А что же все-таки насчет Востока и Запада? Вот они сошлись в прекрасном Кракове, и обнаружилось, что с амортизацией геополитики они становятся просто географией — их уже можно писать с малой буквы. Есть, конечно, другой Восток — сказочный, дальний, экзотический: его-то и имел в виду Киплинг, пока две мировые войны не сместили «Восток» к западу.

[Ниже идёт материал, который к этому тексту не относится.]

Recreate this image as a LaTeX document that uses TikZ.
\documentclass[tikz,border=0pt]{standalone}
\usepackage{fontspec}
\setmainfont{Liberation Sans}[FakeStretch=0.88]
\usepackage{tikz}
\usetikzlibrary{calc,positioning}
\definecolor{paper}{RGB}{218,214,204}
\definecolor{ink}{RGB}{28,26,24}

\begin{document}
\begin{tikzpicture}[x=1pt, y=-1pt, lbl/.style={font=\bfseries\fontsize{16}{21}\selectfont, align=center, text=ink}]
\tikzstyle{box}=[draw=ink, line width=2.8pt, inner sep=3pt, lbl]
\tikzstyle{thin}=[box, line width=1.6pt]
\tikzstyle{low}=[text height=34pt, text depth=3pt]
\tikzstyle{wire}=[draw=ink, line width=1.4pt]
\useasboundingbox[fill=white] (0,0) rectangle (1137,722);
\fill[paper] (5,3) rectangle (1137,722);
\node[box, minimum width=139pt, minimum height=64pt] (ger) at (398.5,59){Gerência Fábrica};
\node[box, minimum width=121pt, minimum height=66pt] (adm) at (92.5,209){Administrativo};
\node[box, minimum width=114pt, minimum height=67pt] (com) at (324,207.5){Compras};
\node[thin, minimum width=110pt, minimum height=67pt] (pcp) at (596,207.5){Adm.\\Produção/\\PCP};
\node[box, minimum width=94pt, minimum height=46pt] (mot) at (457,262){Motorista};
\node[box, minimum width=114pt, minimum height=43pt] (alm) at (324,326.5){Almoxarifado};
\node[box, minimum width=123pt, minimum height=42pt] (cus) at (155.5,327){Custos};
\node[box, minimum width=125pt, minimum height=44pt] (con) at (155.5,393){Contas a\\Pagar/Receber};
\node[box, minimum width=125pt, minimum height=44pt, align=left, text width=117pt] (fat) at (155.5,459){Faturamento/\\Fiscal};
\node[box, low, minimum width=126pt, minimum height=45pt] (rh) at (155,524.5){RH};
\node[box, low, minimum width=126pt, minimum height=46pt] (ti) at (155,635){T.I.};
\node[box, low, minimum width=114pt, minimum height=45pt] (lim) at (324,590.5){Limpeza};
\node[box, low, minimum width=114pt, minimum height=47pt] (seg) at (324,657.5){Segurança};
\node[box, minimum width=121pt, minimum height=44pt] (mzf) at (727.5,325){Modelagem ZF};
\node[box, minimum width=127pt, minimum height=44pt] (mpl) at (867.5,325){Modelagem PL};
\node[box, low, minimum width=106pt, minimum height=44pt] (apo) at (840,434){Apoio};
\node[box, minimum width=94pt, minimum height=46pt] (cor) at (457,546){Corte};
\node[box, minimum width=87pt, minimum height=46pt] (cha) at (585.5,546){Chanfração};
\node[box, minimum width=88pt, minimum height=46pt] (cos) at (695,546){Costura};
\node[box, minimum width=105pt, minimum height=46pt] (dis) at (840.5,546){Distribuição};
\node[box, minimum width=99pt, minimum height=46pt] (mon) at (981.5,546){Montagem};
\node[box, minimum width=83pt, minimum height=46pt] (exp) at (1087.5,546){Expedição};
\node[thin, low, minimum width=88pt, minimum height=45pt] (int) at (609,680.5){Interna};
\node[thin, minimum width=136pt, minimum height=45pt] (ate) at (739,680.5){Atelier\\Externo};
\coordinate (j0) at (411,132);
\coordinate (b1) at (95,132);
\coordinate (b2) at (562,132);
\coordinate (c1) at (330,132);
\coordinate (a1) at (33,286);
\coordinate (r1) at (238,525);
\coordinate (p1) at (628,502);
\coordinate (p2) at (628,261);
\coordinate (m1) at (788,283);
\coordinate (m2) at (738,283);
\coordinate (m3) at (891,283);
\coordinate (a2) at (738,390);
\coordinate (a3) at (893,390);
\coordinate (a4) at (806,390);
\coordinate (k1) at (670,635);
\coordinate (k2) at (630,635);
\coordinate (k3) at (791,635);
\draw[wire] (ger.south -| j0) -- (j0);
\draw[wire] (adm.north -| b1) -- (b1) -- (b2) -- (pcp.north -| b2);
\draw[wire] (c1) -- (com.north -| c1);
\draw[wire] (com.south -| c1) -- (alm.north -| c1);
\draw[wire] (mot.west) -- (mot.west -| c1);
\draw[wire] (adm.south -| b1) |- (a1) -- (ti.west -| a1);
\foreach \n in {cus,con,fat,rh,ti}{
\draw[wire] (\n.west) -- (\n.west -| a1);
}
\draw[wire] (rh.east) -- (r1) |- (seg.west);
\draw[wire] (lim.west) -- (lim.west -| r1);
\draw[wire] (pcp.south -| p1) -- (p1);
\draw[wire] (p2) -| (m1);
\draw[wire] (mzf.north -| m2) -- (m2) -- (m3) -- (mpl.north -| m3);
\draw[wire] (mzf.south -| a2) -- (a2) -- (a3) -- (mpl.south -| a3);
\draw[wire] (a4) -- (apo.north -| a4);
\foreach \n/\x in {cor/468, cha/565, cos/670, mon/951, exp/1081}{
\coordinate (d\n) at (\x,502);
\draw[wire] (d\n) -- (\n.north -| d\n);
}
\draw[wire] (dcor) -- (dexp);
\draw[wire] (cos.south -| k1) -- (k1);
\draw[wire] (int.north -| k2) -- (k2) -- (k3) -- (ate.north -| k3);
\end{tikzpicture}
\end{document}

Хорошо латинским народам: у них два противопоставления: скажем, по-французски «Est — Ouest» и «Orient — Occident». Этого «ориентального» Востока на фестивале практически не было — только в последний вечер, когда мы все участвовали в выпуске устного журнала «НаГлос», посвященного теме «Дорога» (или «Путь», но по-польски нет двух слов, только одно — «droga»), откуда-то, будто приехала по рельсам декорации, возникла молодая японка, и мы все на минуточку почувствовали себя старым, усталым «Западом». Однако, как пишут в грамматиках: «усталые, но довольные».
Но что же лично мне дала эта встреча, кроме непреходящей атмосферы окружавшей нас любви? Одно странное и неожиданно приятное осознание (и, может быть, это испытала не только я). Живешь-живешь, бубнишь-бубнишь стихотворные строчки, и в момент, когда они тебе даруются, напрочь забываешь, что не тебе одной достался подобный дар. Уникальность собственного опыта грозит перерасти в ощущение собственной уникальности, как будто ты единственный в мире стихо-творец. Но когда рядом с тобой ходят, и говорят, и читают свои стихи два десятка поэтов, и звучат, да как звучат (например, поэты, пишущие по-английски, которых я не понимала, но упивалась звучанием языка и стиха), то вдруг даже не сознаёшь, а прямо видишь, какое у тебя неуникальное занятие. И, как с восторгом говорила моя покойная мама, приехав из Москвы, про парижские дома: «Да ты посмотри — какие все разные!» На западе ли, на востоке, на севере ли, на юге или в какой там еще стороне света — все разные. И все кому-то зачем-то нужны. Хоть кому-то. Хоть зачем-то.